Despite the thematic arrangement, there is a strong sense here of the evolution of Scottish art. John Knox's rose-tinted traditional landsape of about 1816, with its pockets of close detailing View of the Clyde, from Faifley and Duntocher, appears in the first section. In the third, "Painters of the Modern World." William Orchardson's Ophelia of 1874 is unmistakably Victorian in feel: she is a waif, almost a wraith, her white dress remarkable in its filmy flimsiness, her lost look demonstrating the inwardness for which Orchardson's later work is praised. More daring kinds of innovation follow, both in subject and technique, from the Glasgow Girls and Boys, the Scottish Colourists, and other highly individual artists like Arthur Melville and Sir John Lavery. All were driving through and over the old conventions. The distance they travel can be measured by comparing that early nineteenth-century almost topographical View of the Clyde by Knox to Melville's The Highland Glen of the nineties, with its conjunction of cloud, mist and pooling light (or possibly autumn colours in the trees).

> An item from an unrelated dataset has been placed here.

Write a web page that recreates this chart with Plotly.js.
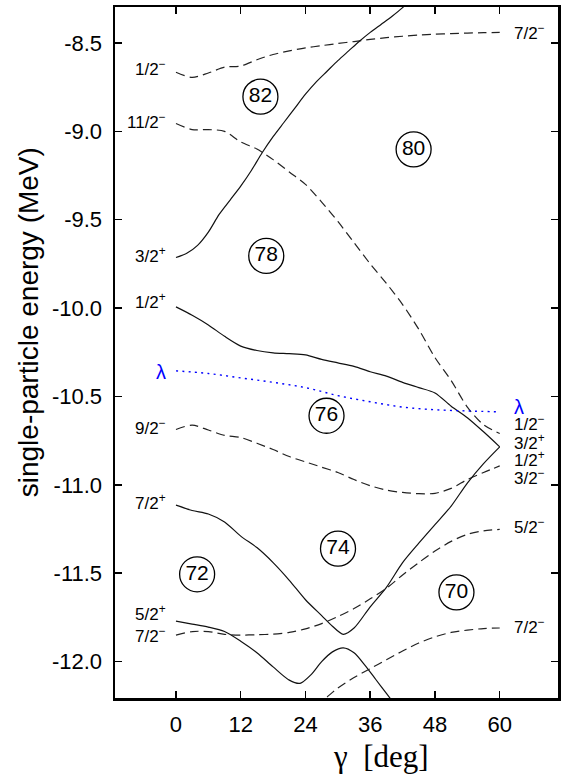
<!DOCTYPE html>
<html>
<head>
<meta charset="utf-8">
<script src="https://cdn.plot.ly/plotly-3.0.1.min.js"></script>
<style>
html,body{margin:0;padding:0;background:#fff;}
#plot{width:567px;height:775px;}
</style>
</head>
<body>
<div id="plot"></div>
<script>
// ---- data ----
var gammaStd = [0, 3, 6, 9, 12, 15, 18, 21, 24, 27, 30, 33, 36, 39, 42, 45, 48, 51, 54, 57, 60];

// 1/2- -> 7/2- (dashed, top)
var eA = [-8.666, -8.695, -8.670, -8.637, -8.630, -8.595, -8.565, -8.545, -8.528, -8.515, -8.503, -8.492, -8.480, -8.470, -8.462, -8.455, -8.450, -8.447, -8.444, -8.442, -8.440];
// 11/2- -> 1/2- (dashed)
var eB = [-8.956, -8.990, -8.990, -9.000, -9.060, -9.100, -9.160, -9.230, -9.300, -9.400, -9.510, -9.630, -9.750, -9.860, -9.980, -10.120, -10.280, -10.410, -10.560, -10.660, -10.710];
// 3/2+ (solid, rising out of frame)
var gammaC = [0, 2, 4, 6, 8, 10, 12, 14, 16, 18, 20, 22, 24, 26, 28, 30, 32, 34, 36, 38, 40, 42, 44];
var eC = [-9.714, -9.690, -9.645, -9.570, -9.470, -9.390, -9.310, -9.220, -9.120, -9.030, -8.950, -8.870, -8.790, -8.720, -8.660, -8.600, -8.545, -8.490, -8.440, -8.395, -8.350, -8.300, -8.240];
// 1/2+ -> 3/2+ (solid)
var eD = [-9.993, -10.040, -10.095, -10.160, -10.215, -10.240, -10.253, -10.258, -10.265, -10.290, -10.310, -10.330, -10.360, -10.385, -10.420, -10.450, -10.480, -10.555, -10.620, -10.700, -10.785];
// Fermi level lambda (dotted blue)
var gammaL = [0, 6, 12, 18, 24, 30, 36, 42, 48, 54, 60];
var eL = [-10.355, -10.370, -10.395, -10.420, -10.450, -10.495, -10.530, -10.560, -10.575, -10.582, -10.587];
// 9/2- -> 3/2- (dashed)
var eE = [-10.687, -10.662, -10.690, -10.720, -10.732, -10.765, -10.800, -10.840, -10.870, -10.900, -10.930, -10.970, -11.005, -11.030, -11.043, -11.050, -11.048, -11.020, -10.970, -10.930, -10.893];
// 7/2+ -> 1/2+ (solid)
var gammaF = [0, 3, 6, 9, 12, 15, 18, 21, 24, 27, 29, 31, 33, 36, 39, 42, 45, 48, 51, 54, 57, 60];
var eF = [-11.115, -11.145, -11.165, -11.210, -11.290, -11.355, -11.440, -11.540, -11.650, -11.740, -11.800, -11.846, -11.810, -11.690, -11.580, -11.440, -11.330, -11.225, -11.120, -10.990, -10.880, -10.785];
// 7/2- -> 5/2- (dashed)
var eG = [-11.850, -11.830, -11.830, -11.846, -11.850, -11.848, -11.845, -11.835, -11.815, -11.785, -11.745, -11.700, -11.645, -11.585, -11.510, -11.440, -11.375, -11.320, -11.280, -11.260, -11.252];
// 5/2+ (solid, dips out of frame)
var gammaH = [0, 3, 6, 9, 12, 15, 18, 21, 23, 25, 27, 29, 31, 33, 35, 37, 39, 41];
var eH = [-11.771, -11.788, -11.805, -11.830, -11.885, -11.950, -12.030, -12.105, -12.123, -12.075, -12.000, -11.945, -11.922, -11.950, -12.020, -12.100, -12.180, -12.260];
// -> 7/2- (dashed, entering from below)
var gammaI = [26, 28, 30, 33, 36, 39, 42, 45, 48, 51, 54, 57, 60];
var eI = [-12.250, -12.200, -12.150, -12.090, -12.040, -11.990, -11.940, -11.895, -11.860, -11.835, -11.822, -11.813, -11.810];

// shell-gap (particle number) circles
var gapNumbers = ['82', '80', '78', '76', '74', '72', '70'];
var gapGamma = [15.65, 44.04, 16.73, 27.9, 30.03, 3.92, 51.98];
var gapEnergy = [-8.804, -9.102, -9.705, -10.609, -11.361, -11.506, -11.608];

// level labels
var leftLabels = ['1/2<sup>\u2212</sup>', '11/2<sup>\u2212</sup>', '3/2<sup>+</sup>', '1/2<sup>+</sup>', '9/2<sup>\u2212</sup>', '7/2<sup>+</sup>', '5/2<sup>+</sup>', '7/2<sup>\u2212</sup>'];
var leftLabelE = [-8.654, -8.953, -9.714, -9.976, -10.689, -11.109, -11.740, -11.862];
var rightLabels = ['7/2<sup>\u2212</sup>', '1/2<sup>\u2212</sup>', '3/2<sup>+</sup>', '1/2<sup>+</sup>', '3/2<sup>\u2212</sup>', '5/2<sup>\u2212</sup>', '7/2<sup>\u2212</sup>'];
var rightLabelE = [-8.450, -10.663, -10.770, -10.868, -10.968, -11.245, -11.814];
var lambdaLabelE = [-10.360, -10.561];

var xTickVals = [0, 12, 24, 36, 48, 60];
var xTickText = ['0', '12', '24', '36', '48', '60'];
var yTickVals = [-8.5, -9.0, -9.5, -10.0, -10.5, -11.0, -11.5, -12.0];
var yTickText = ['-8.5', '-9.0', '-9.5', '-10.0', '-10.5', '-11.0', '-11.5', '-12.0'];

// ---- styling ----
var SANS = 'Liberation Sans, Arial, sans-serif';
var solid = {color: '#111', width: 1.2, shape: 'spline', smoothing: 0.8};
var dashed = {color: '#222', width: 1.2, dash: '9px,5px', shape: 'spline', smoothing: 0.8};

function tr(x, y, line) {
  return {x: x, y: y, type: 'scatter', mode: 'lines', line: line, hoverinfo: 'skip', showlegend: false};
}

var traces = [
  tr(gammaStd, eA, dashed),
  tr(gammaStd, eB, dashed),
  tr(gammaC, eC, solid),
  tr(gammaStd, eD, solid),
  tr(gammaL, eL, {color: '#0000ff', width: 1.4, dash: '2px,4.3px', shape: 'spline'}),
  tr(gammaStd, eE, dashed),
  tr(gammaF, eF, solid),
  tr(gammaStd, eG, dashed),
  tr(gammaH, eH, solid),
  tr(gammaI, eI, dashed),
  {
    x: gapGamma, y: gapEnergy, type: 'scatter', mode: 'markers+text',
    text: gapNumbers, textposition: 'middle center',
    textfont: {family: SANS, size: 21, color: '#000'},
    marker: {symbol: 'circle', size: 35, color: '#fff', line: {color: '#000', width: 1.3}},
    hoverinfo: 'skip', showlegend: false, cliponaxis: false
  }
];

var annotations = [];
leftLabels.forEach(function (t, i) {
  annotations.push({x: -1.4, y: leftLabelE[i], xref: 'x', yref: 'y', text: t, showarrow: false,
    xanchor: 'right', yanchor: 'middle', yshift: 2.5, font: {family: SANS, size: 17, color: '#000'}});
});
rightLabels.forEach(function (t, i) {
  annotations.push({x: 62.2, y: rightLabelE[i], xref: 'x', yref: 'y', text: t, showarrow: false,
    xanchor: 'left', yanchor: 'middle', yshift: 2.5, font: {family: SANS, size: 17, color: '#000'}});
});
annotations.push({x: -1.4, y: lambdaLabelE[0], xref: 'x', yref: 'y', text: '\u03bb', showarrow: false,
  xanchor: 'right', yanchor: 'middle', font: {family: SANS, size: 20, color: '#0000ff'}});
annotations.push({x: 62.2, y: lambdaLabelE[1], xref: 'x', yref: 'y', text: '\u03bb', showarrow: false,
  xanchor: 'left', yanchor: 'middle', font: {family: SANS, size: 20, color: '#0000ff'}});
// axis titles
annotations.push({x: 0.6, y: -0.085, xref: 'paper', yref: 'paper', text: '\u03b3  [deg]', showarrow: false,
  xanchor: 'center', yanchor: 'middle', font: {family: 'Liberation Serif, Times New Roman, serif', size: 31, color: '#000'}});
annotations.push({x: -0.196, y: 0.544, xref: 'paper', yref: 'paper', text: 'single-particle energy (MeV)', showarrow: false,
  textangle: -90, xanchor: 'center', yanchor: 'middle', font: {family: SANS, size: 28, color: '#000'}});

var axisCommon = {
  showline: true, linecolor: '#000', linewidth: 2.5, mirror: 'ticks',
  ticks: 'inside', ticklen: 7, tickwidth: 1.5, tickcolor: '#000',
  showgrid: false, zeroline: false,
  tickfont: {family: SANS, size: 22, color: '#000'}
};

var layout = {
  width: 567, height: 775,
  margin: {l: 115, r: 8.5, t: 7, b: 77, pad: 0},
  paper_bgcolor: '#fff', plot_bgcolor: '#fff',
  showlegend: false,
  xaxis: Object.assign({}, axisCommon, {range: [-11.3, 70.8], tickmode: 'array', tickvals: xTickVals, ticktext: xTickText, ticklabelstandoff: 5}),
  yaxis: Object.assign({}, axisCommon, {range: [-12.206, -8.2965], tickmode: 'array', tickvals: yTickVals, ticktext: yTickText, ticklabelstandoff: 6}),
  annotations: annotations
};

Plotly.newPlot('plot', traces, layout, {displayModeBar: false, staticPlot: true});
</script>
</body>
</html>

Left to right: (a) Flora Macdonald Reid's Fieldworkers, 1883. (b) Phoebe Anna Traquair's Portrait Miniature of Hilda Traquair, age five years, 1884. (c) Annie French's Two Ladies, c. 1895

The influence of French painting is often felt too, for example in Flora MacDonald Reid's Fieldworkers of 1883, a work that suggests the particular influence of Jules Bastien-le-Page. This is a truly absorbing painting, expressing the beauty of the everyday, even in the grind of daily labour. In dramatic contrast to this large work, as also to Melville's "blottesque" technique, is a delicately detailed miniaturist work on the opposite wall to Fieldworkers: Phoebe Anna Traquair's fresh and precise Portrait Miniature of Hilda Traquair, age five years (1884). The diminutive size of this is (ironically) one of the biggest surprises of the exhibition, and it comes rather unexpectedly in the fifth section, called "Swagger." Despite the prominence of the central figure, it seems far from the "grand manner" that the term denotes.

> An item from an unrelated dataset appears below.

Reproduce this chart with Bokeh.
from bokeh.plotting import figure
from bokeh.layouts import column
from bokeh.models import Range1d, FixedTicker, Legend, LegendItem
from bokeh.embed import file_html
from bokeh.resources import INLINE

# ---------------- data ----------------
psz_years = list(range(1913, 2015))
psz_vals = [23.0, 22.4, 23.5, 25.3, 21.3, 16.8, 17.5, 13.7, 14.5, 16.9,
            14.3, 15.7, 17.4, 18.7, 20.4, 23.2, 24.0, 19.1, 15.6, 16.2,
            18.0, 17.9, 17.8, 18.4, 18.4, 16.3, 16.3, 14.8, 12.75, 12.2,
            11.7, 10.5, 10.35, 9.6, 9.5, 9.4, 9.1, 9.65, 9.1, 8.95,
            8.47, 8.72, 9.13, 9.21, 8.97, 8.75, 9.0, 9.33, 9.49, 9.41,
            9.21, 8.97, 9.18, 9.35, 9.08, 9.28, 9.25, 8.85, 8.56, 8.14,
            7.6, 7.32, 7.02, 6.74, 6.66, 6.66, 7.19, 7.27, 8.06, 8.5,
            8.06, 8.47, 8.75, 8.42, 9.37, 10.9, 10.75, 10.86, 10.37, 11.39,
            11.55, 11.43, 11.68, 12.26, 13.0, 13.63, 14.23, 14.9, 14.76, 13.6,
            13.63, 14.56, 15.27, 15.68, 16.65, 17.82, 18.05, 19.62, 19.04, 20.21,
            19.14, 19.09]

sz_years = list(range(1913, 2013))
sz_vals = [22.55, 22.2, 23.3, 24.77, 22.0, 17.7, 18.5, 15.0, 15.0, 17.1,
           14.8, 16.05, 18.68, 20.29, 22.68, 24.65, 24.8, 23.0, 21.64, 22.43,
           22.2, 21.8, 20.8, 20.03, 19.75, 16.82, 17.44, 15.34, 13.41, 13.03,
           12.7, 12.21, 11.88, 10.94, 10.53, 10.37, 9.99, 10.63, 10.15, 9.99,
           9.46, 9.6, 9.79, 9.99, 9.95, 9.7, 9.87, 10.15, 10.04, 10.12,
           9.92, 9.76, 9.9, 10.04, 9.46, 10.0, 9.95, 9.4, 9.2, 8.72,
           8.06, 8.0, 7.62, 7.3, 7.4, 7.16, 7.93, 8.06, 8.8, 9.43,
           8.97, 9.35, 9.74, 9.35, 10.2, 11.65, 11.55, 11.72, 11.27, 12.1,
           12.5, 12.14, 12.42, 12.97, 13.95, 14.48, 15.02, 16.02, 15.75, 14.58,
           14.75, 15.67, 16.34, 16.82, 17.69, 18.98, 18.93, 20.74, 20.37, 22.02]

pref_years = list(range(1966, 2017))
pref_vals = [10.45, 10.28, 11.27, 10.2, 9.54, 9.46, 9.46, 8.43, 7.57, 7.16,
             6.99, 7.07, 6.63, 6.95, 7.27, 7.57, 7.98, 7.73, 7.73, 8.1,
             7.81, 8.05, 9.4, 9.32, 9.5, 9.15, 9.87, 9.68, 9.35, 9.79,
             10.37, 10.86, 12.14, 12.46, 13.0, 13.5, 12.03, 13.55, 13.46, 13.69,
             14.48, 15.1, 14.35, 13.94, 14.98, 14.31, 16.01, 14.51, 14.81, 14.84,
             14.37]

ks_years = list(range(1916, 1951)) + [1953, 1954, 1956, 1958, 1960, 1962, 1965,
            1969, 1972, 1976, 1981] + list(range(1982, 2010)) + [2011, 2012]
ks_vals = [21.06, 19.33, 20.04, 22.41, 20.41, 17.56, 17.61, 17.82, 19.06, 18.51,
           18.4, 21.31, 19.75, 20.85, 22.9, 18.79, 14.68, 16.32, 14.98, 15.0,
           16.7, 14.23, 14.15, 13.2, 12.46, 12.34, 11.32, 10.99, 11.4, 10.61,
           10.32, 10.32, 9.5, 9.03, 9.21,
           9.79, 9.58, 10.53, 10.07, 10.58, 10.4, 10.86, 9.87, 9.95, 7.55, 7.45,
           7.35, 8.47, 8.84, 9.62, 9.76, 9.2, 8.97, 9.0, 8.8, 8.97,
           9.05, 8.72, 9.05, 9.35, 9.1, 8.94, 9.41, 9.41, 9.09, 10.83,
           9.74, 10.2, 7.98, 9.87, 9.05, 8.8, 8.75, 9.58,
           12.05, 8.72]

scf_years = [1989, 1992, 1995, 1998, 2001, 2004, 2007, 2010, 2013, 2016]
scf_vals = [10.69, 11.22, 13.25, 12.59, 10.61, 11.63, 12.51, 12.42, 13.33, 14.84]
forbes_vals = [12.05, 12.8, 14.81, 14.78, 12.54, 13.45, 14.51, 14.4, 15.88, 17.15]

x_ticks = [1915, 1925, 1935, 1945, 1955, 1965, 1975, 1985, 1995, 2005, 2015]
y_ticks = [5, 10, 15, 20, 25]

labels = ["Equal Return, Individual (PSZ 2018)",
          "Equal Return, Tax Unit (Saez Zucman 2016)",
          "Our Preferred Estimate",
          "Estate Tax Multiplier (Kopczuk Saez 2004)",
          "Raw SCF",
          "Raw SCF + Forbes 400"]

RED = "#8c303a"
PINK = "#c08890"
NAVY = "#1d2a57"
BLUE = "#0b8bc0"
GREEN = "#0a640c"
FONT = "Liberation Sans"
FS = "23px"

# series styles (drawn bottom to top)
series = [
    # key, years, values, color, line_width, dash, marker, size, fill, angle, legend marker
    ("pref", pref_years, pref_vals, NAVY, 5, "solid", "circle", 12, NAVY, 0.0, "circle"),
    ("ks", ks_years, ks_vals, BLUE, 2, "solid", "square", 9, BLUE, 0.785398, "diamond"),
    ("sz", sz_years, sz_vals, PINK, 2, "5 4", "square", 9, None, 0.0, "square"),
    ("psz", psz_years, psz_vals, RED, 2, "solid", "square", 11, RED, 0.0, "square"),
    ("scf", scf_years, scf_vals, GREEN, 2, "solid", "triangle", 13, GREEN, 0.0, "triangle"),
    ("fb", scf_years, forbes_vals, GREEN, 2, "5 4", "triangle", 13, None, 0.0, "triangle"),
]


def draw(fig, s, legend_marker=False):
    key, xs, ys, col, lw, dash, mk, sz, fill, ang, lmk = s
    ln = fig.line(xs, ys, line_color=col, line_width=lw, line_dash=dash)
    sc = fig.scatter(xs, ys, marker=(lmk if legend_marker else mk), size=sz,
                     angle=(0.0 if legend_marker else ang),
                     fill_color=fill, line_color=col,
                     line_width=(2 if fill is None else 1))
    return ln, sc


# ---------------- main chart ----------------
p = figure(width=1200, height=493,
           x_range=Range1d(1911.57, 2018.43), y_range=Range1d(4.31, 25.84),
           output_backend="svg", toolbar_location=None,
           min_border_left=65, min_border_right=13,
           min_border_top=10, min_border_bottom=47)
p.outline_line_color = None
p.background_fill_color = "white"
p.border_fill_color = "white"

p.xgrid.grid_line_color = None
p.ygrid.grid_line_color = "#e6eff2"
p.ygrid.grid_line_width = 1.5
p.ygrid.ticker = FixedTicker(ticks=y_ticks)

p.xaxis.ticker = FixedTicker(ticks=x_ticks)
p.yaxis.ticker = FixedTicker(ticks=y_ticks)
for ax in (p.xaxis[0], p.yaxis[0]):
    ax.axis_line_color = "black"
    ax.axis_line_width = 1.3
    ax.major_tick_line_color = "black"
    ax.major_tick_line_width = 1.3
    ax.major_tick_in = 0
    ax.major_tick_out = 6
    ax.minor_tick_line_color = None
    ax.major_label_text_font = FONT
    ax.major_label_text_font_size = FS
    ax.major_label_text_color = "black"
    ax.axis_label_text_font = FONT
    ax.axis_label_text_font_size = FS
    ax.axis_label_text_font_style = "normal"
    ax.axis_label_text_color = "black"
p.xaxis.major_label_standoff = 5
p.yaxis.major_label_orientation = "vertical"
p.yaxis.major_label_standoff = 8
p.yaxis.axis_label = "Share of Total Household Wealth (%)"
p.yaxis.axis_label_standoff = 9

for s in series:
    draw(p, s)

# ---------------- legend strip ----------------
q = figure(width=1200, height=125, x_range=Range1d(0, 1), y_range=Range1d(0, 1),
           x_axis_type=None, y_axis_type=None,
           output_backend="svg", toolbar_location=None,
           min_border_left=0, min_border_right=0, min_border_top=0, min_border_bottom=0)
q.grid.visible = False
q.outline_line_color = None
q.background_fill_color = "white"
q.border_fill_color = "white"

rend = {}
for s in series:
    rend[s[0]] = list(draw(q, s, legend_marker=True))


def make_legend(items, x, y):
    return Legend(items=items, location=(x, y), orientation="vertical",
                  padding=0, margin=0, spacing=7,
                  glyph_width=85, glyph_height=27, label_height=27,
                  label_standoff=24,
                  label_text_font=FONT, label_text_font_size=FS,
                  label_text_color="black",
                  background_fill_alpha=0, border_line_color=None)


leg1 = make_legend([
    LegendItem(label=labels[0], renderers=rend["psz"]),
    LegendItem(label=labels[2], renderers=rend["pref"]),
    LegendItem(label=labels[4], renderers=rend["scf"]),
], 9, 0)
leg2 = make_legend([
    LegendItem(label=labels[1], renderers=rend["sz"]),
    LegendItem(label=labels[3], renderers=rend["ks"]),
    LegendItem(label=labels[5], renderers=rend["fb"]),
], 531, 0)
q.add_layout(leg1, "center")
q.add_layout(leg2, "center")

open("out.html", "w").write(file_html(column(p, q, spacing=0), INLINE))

Left: Sir John Lavery's Blue Hungarians of 1888. Right: Samuel Peploe's Luxembourg Gardens of 1912.

Later sections also have much to offer: different influences (the Scottish Fauve artists, for instance, with S.J. Peploe's colourful Luxembourg Gardens, of about 1910); unexpected innovations (Iman Tajik used an inkjet printer to create his refugee image); the impact of war; and, as the works about refugees suggest, what it means to be Scottish in our own times. One section is given over entirely to the conceptual art of Ian Hamilton Finlay. Works in the Ingram Collection, continuing the story of Scottish art into our own times, are often more radically experimental. Yet, for all the sometimes startling developments on display here, there is a constant theme: the focus on Scotland. It is there even when other parts of the world are shown, or ideas from abroad incorporated. What appeals then is the difference, something brought out clearly in Lavery's The Blue Hungarians of 1888, in which crowds flocking to the International Exhibition in Glasgow have stopped to listen to a Hungarian band in their blue uniforms: the very title is arresting. The music has drawn people to these visitors from abroad, but only for the duration of their concert. This visiting exhibition in Woking's Lightbox successfully presents a people distinct in their vision, but open to new experiences; it gives the visitor a welcome entry into a rich, complex and ever-evolving culture.

Bibliography

Lightbox Final Fleming Object List (provided by The Lightbox, Woking, for reviewers of the exhibition there).